I don’t hate this from the standpoint of a pure listening experience, but something about The Ballad of Doug is pitifully caught in the event horizon of the black hole of emptiness. Even when Thomas Rubsenstein sings about the titular character on the titular track, jaunty as it may be, about the “.38 between his teeth“, I don’t care at all. Nothing begs me to care.

I’ll end with a positive: the accordion-tinged melody of “Sunset Town” is glorious and the only track that leaves its lasting impression after the record is over. Other than that, shelve it for use in your ’90s angsty after school special broadcast!

Early Verdict:


Black Dresses – Forever in Your Heart
(February 14, 2021)

Black Dresses - Forever in Your Heart

The duo known as Black Dresses weren’t long for this world. Forming in 2017, Ada Rook and Devi McCallion released four studio albums before disbanding due to reported harassment and invasion of privacy from their fanbase (specifically toward McCallion). That fucking sucks, and I hope some day they can work together again on the Black Dresses project without dealing with assholes.

The good news is that they released another studio album of new material in early 2021. Whether they had this album already prepared before breaking up, or if they had continued working during a fake breakup, is unclear. Their statement was as follows: “We’re no longer a band unfortunately. Regardless, we’ve decided to keep putting out music.” So make of that what you will, I suppose.

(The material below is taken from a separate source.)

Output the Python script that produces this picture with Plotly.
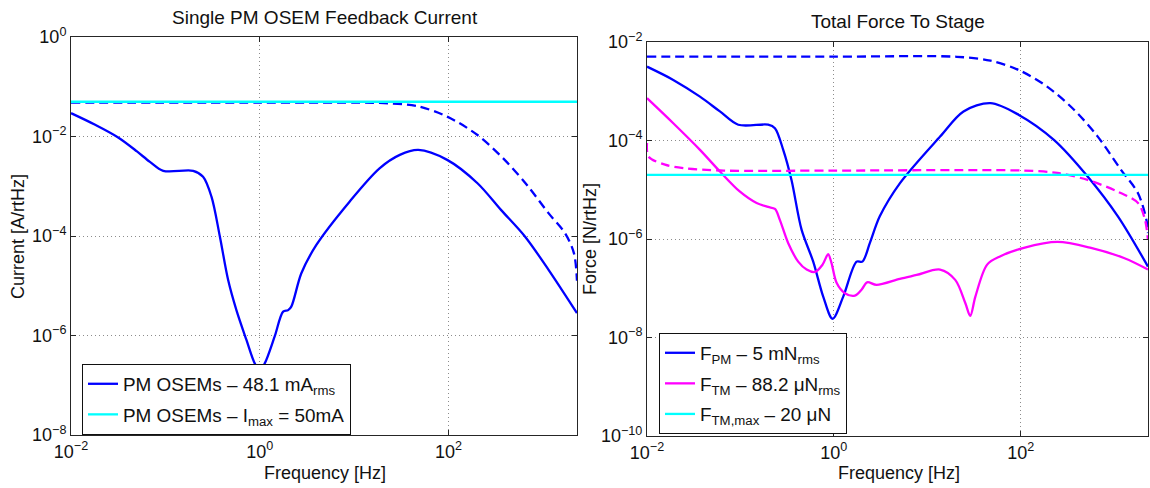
import plotly.graph_objects as go

# ---------------- Left panel: Single PM OSEM Feedback Current ----------------
f_cur = [0.01, 0.0178, 0.0316, 0.05, 0.0686, 0.095, 0.197, 0.251, 0.308, 0.378,
         0.462, 0.566, 0.723, 0.885, 1.0, 1.13, 1.44, 1.77, 2.0, 2.16, 2.76,
         3.98, 8.95, 18.6, 30.5, 47.9, 96.8, 203, 362, 646, 1150, 2300]
cur_rms = [2.95e-2, 1.74e-2, 9.55e-3, 5.01e-3, 3.09e-3, 2.04e-3, 2.04e-3, 1.55e-3,
           6.17e-4, 9.77e-5, 1.32e-5, 3.24e-6, 8.13e-7, 2.75e-7, 2.0e-7, 2.75e-7,
           9.55e-7, 3.02e-6, 3.24e-6, 3.80e-6, 1.78e-5, 6.61e-5, 4.90e-4, 2.29e-3,
           4.27e-3, 5.37e-3, 3.39e-3, 1.15e-3, 3.31e-4, 9.77e-5, 2.09e-5, 2.82e-6]

f_cur_dash = [0.01, 1.0, 10, 18.6, 46, 96.8, 203, 394, 702, 1148, 1730, 2138, 2300]
cur_dash = [4.81e-2, 4.81e-2, 4.79e-2, 4.73e-2, 4.10e-2, 2.51e-2, 1.07e-2, 3.39e-3,
            9.77e-4, 2.88e-4, 1.12e-4, 4.47e-5, 1.26e-5]

f_imax = [0.01, 2300]
i_max = [0.05, 0.05]

# ---------------- Right panel: Total Force To Stage ----------------
f_fpm = [0.01, 0.0191, 0.0369, 0.0603, 0.0948, 0.198, 0.234, 0.287, 0.352, 0.451,
         0.601, 0.769, 0.968, 1.259, 1.75, 2.02, 2.43, 3.10, 5.08, 13.7, 24.4,
         47.4, 95.5, 228, 520, 1096, 2300]
fpm = [3.16e-3, 1.70e-3, 7.76e-4, 3.89e-4, 2.09e-4, 2.09e-4, 1.78e-4, 6.46e-5,
       1.58e-5, 1.55e-6, 3.47e-7, 6.76e-8, 2.40e-8, 6.76e-8, 3.47e-7, 3.47e-7,
       8.32e-7, 2.88e-6, 1.35e-5, 1.20e-4, 3.89e-4, 5.75e-4, 3.31e-4, 1.02e-4,
       1.86e-5, 2.88e-6, 2.75e-7]

f_fpm_dash = [0.01, 1.0, 20.7, 47.4, 95.5, 193, 374, 667, 1189, 1799, 2213, 2300]
fpm_dash = [5.03e-3, 5.03e-3, 5.01e-3, 4.17e-3, 2.69e-3, 1.23e-3, 4.17e-4, 1.20e-4,
            2.51e-5, 8.51e-6, 2.45e-6, 1.32e-6]

f_ftm = [0.01, 0.0191, 0.0369, 0.0604, 0.0989, 0.149, 0.198, 0.234, 0.264, 0.324,
         0.415, 0.511, 0.627, 0.757, 0.869, 0.944, 1.069, 1.312, 1.679, 1.977,
         2.27, 2.864, 5.08, 7.69, 13.7, 19.9, 25.5, 28.8, 32.7, 43.7, 60.7, 108,
         247, 565, 1291, 2300]
ftm = [7.24e-4, 2.24e-4, 6.46e-5, 2.34e-5, 9.12e-6, 5.37e-6, 4.47e-6, 4.07e-6,
       2.45e-6, 8.32e-7, 3.47e-7, 2.40e-7, 2.14e-7, 3.02e-7, 4.90e-7, 3.24e-7,
       1.29e-7, 7.94e-8, 7.08e-8, 9.33e-8, 1.32e-7, 1.17e-7, 1.55e-7, 1.86e-7,
       2.40e-7, 1.48e-7, 5.01e-8, 2.75e-8, 6.76e-8, 3.02e-7, 4.47e-7, 6.61e-7,
       8.71e-7, 6.61e-7, 4.07e-7, 2.40e-7]

f_ftm_dash = [0.01, 0.0104, 0.0156, 0.0245, 0.066, 1.0, 107, 247, 520, 1096, 1799, 2138, 2300]
ftm_dash = [8.9e-5, 4.7e-5, 3.24e-5, 2.75e-5, 2.45e-5, 2.45e-5, 2.45e-5, 2.19e-5,
            1.58e-5, 9.12e-6, 5.37e-6, 2.45e-6, 9.55e-7]

f_ftm_max = [0.01, 2300]
ftm_max = [2e-5, 2e-5]

x_ticks = [0.01, 1, 100]
x_ticktext = ["10<sup>\u22122</sup>", "10<sup>0</sup>", "10<sup>2</sup>"]
yl_ticks = [1, 1e-2, 1e-4, 1e-6, 1e-8]
yl_ticktext = ["10<sup>0</sup>", "10<sup>\u22122</sup>", "10<sup>\u22124</sup>",
               "10<sup>\u22126</sup>", "10<sup>\u22128</sup>"]
yr_ticks = [1e-2, 1e-4, 1e-6, 1e-8, 1e-10]
yr_ticktext = ["10<sup>\u22122</sup>", "10<sup>\u22124</sup>", "10<sup>\u22126</sup>",
               "10<sup>\u22128</sup>", "10<sup>\u221210</sup>"]

BLUE = "#0000ff"
MAG = "#ff00ff"
CYAN = "#00ffff"
FONT = "Liberation Sans, Arial, Helvetica, sans-serif"
W, H = 1150, 488

def px(x):
    return x / W

def py(y):
    return 1 - y / H

spl = dict(shape="spline", smoothing=0.9)

fig = go.Figure()
# left panel
fig.add_trace(go.Scatter(x=f_cur, y=cur_rms, mode="lines",
                         line=dict(color=BLUE, width=2.3, **spl),
                         name="PM OSEMs \u2013 48.1 mA<sub>rms</sub>",
                         legend="legend", legendgroup="a", xaxis="x", yaxis="y"))
fig.add_trace(go.Scatter(x=f_cur_dash, y=cur_dash, mode="lines",
                         line=dict(color=BLUE, width=2.3, dash="9px,5px", **spl),
                         showlegend=False, xaxis="x", yaxis="y"))
fig.add_trace(go.Scatter(x=f_imax, y=i_max, mode="lines",
                         line=dict(color=CYAN, width=2.3),
                         name="PM OSEMs \u2013 I<sub>max</sub> = 50mA",
                         legend="legend", legendgroup="b", xaxis="x", yaxis="y"))
# right panel
fig.add_trace(go.Scatter(x=f_fpm, y=fpm, mode="lines",
                         line=dict(color=BLUE, width=2.3, **spl),
                         name="F<sub>PM</sub> \u2013 5 mN<sub>rms</sub>",
                         legend="legend2", legendgroup="c", xaxis="x2", yaxis="y2"))
fig.add_trace(go.Scatter(x=f_ftm, y=ftm, mode="lines",
                         line=dict(color=MAG, width=2.3, **spl),
                         name="F<sub>TM</sub> \u2013 88.2 \u03bcN<sub>rms</sub>",
                         legend="legend2", legendgroup="d", xaxis="x2", yaxis="y2"))
fig.add_trace(go.Scatter(x=f_fpm_dash, y=fpm_dash, mode="lines",
                         line=dict(color=BLUE, width=2.3, dash="9px,5px", **spl),
                         showlegend=False, xaxis="x2", yaxis="y2"))
fig.add_trace(go.Scatter(x=f_ftm_dash, y=ftm_dash, mode="lines",
                         line=dict(color=MAG, width=2.3, dash="9px,5px", **spl),
                         showlegend=False, xaxis="x2", yaxis="y2"))
fig.add_trace(go.Scatter(x=f_ftm_max, y=ftm_max, mode="lines",
                         line=dict(color=CYAN, width=2.3),
                         name="F<sub>TM,max</sub> \u2013 20 \u03bcN",
                         legend="legend2", legendgroup="e", xaxis="x2", yaxis="y2"))

axis_common = dict(type="log", showline=True, linecolor="#262626", linewidth=1,
                   mirror="ticks", ticks="inside", ticklen=5, tickcolor="#262626",
                   showgrid=True, gridcolor="#8c8c8c", gridwidth=1, griddash="1px,3px",
                   zeroline=False, automargin=False,
                   tickfont=dict(family=FONT, size=18, color="#111"))

leg_common = dict(xanchor="left", yanchor="top",
                  bgcolor="white", bordercolor="#111", borderwidth=1,
                  font=dict(family=FONT, size=18.9, color="#111"),
                  traceorder="grouped", tracegroupgap=3, itemwidth=30)

fig.update_layout(
    width=W, height=H, autosize=False,
    margin=dict(l=0, r=0, t=0, b=0),
    paper_bgcolor="white", plot_bgcolor="white",
    font=dict(family=FONT, size=18, color="#111"),
    xaxis=dict(domain=[px(71), px(577)], anchor="y", range=[-2, 3.362],
               tickvals=x_ticks, ticktext=x_ticktext, **axis_common),
    yaxis=dict(domain=[py(435), py(37)], anchor="x", range=[-8, 0],
               tickvals=yl_ticks, ticktext=yl_ticktext, **axis_common),
    xaxis2=dict(domain=[px(647), px(1148)], anchor="y2", range=[-2, 3.362],
                tickvals=x_ticks, ticktext=x_ticktext, **axis_common),
    yaxis2=dict(domain=[py(436), py(42)], anchor="x2", range=[-10, -2],
                tickvals=yr_ticks, ticktext=yr_ticktext, **axis_common),
    legend=dict(x=px(82), y=py(364), **leg_common),
    legend2=dict(x=px(659), y=py(333), **leg_common),
    showlegend=True,
)

annots = [
    dict(text="Single PM OSEM Feedback Current", x=px(325), y=py(17), size=19),
    dict(text="Total Force To Stage", x=px(898), y=py(22), size=19),
    dict(text="Frequency [Hz]", x=px(325), y=py(473), size=18),
    dict(text="Frequency [Hz]", x=px(899), y=py(473), size=18),
    dict(text="Current [A/rtHz]", x=px(18), y=py(237), textangle=-90, size=18),
    dict(text="Force [N/rtHz]", x=px(590), y=py(239), textangle=-90, size=18),
]
for a in annots:
    size = a.pop("size")
    fig.add_annotation(xref="paper", yref="paper", showarrow=False,
                       xanchor="center", yanchor="middle",
                       font=dict(family=FONT, size=size, color="#111"), **a)

fig.write_html("out.html")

Forever in Your Heart is another installment of the duo’s brand of completely naked and flayed exposure of pain, suffering, and grief. Both deliver their lines with such exasperated, anguished strain that it can be an uncomfortable listen. Lyrics like “I love feeling pain/It makes me feel like I’m going to heaven“, or especially “I never never never never never never should have tried/I never should have tried but it’s not my fault/What does it really take to want to hurt a child?/It seems like it’s not much for a lot of people” really stick with me; makes me think long after the album is finished. And all this with bristling, razor-edged electronics and blown-speaker distorted shrieking. There’s a certain catharsis to it.

Some of it is wryly funny, too. I love “Tiny Ball”, where the intro sounds very much like a The Pod-era Ween with Rook and McCallion’s layered call-and-response, laughing ironically as they declare that “Everything’s inside a tiny little ball of suffering“. There’s a lot of that in Forever in Your Heart, just an incredulous striving for acceptance of how absolutely terrible this planet is.

Nothing impresses me more than brutally honest art that succeeds in stirring up a whole spectrum of feelings, thoughts and emotions. We need more albums like this in this decade. This is an easy Top 5 contender.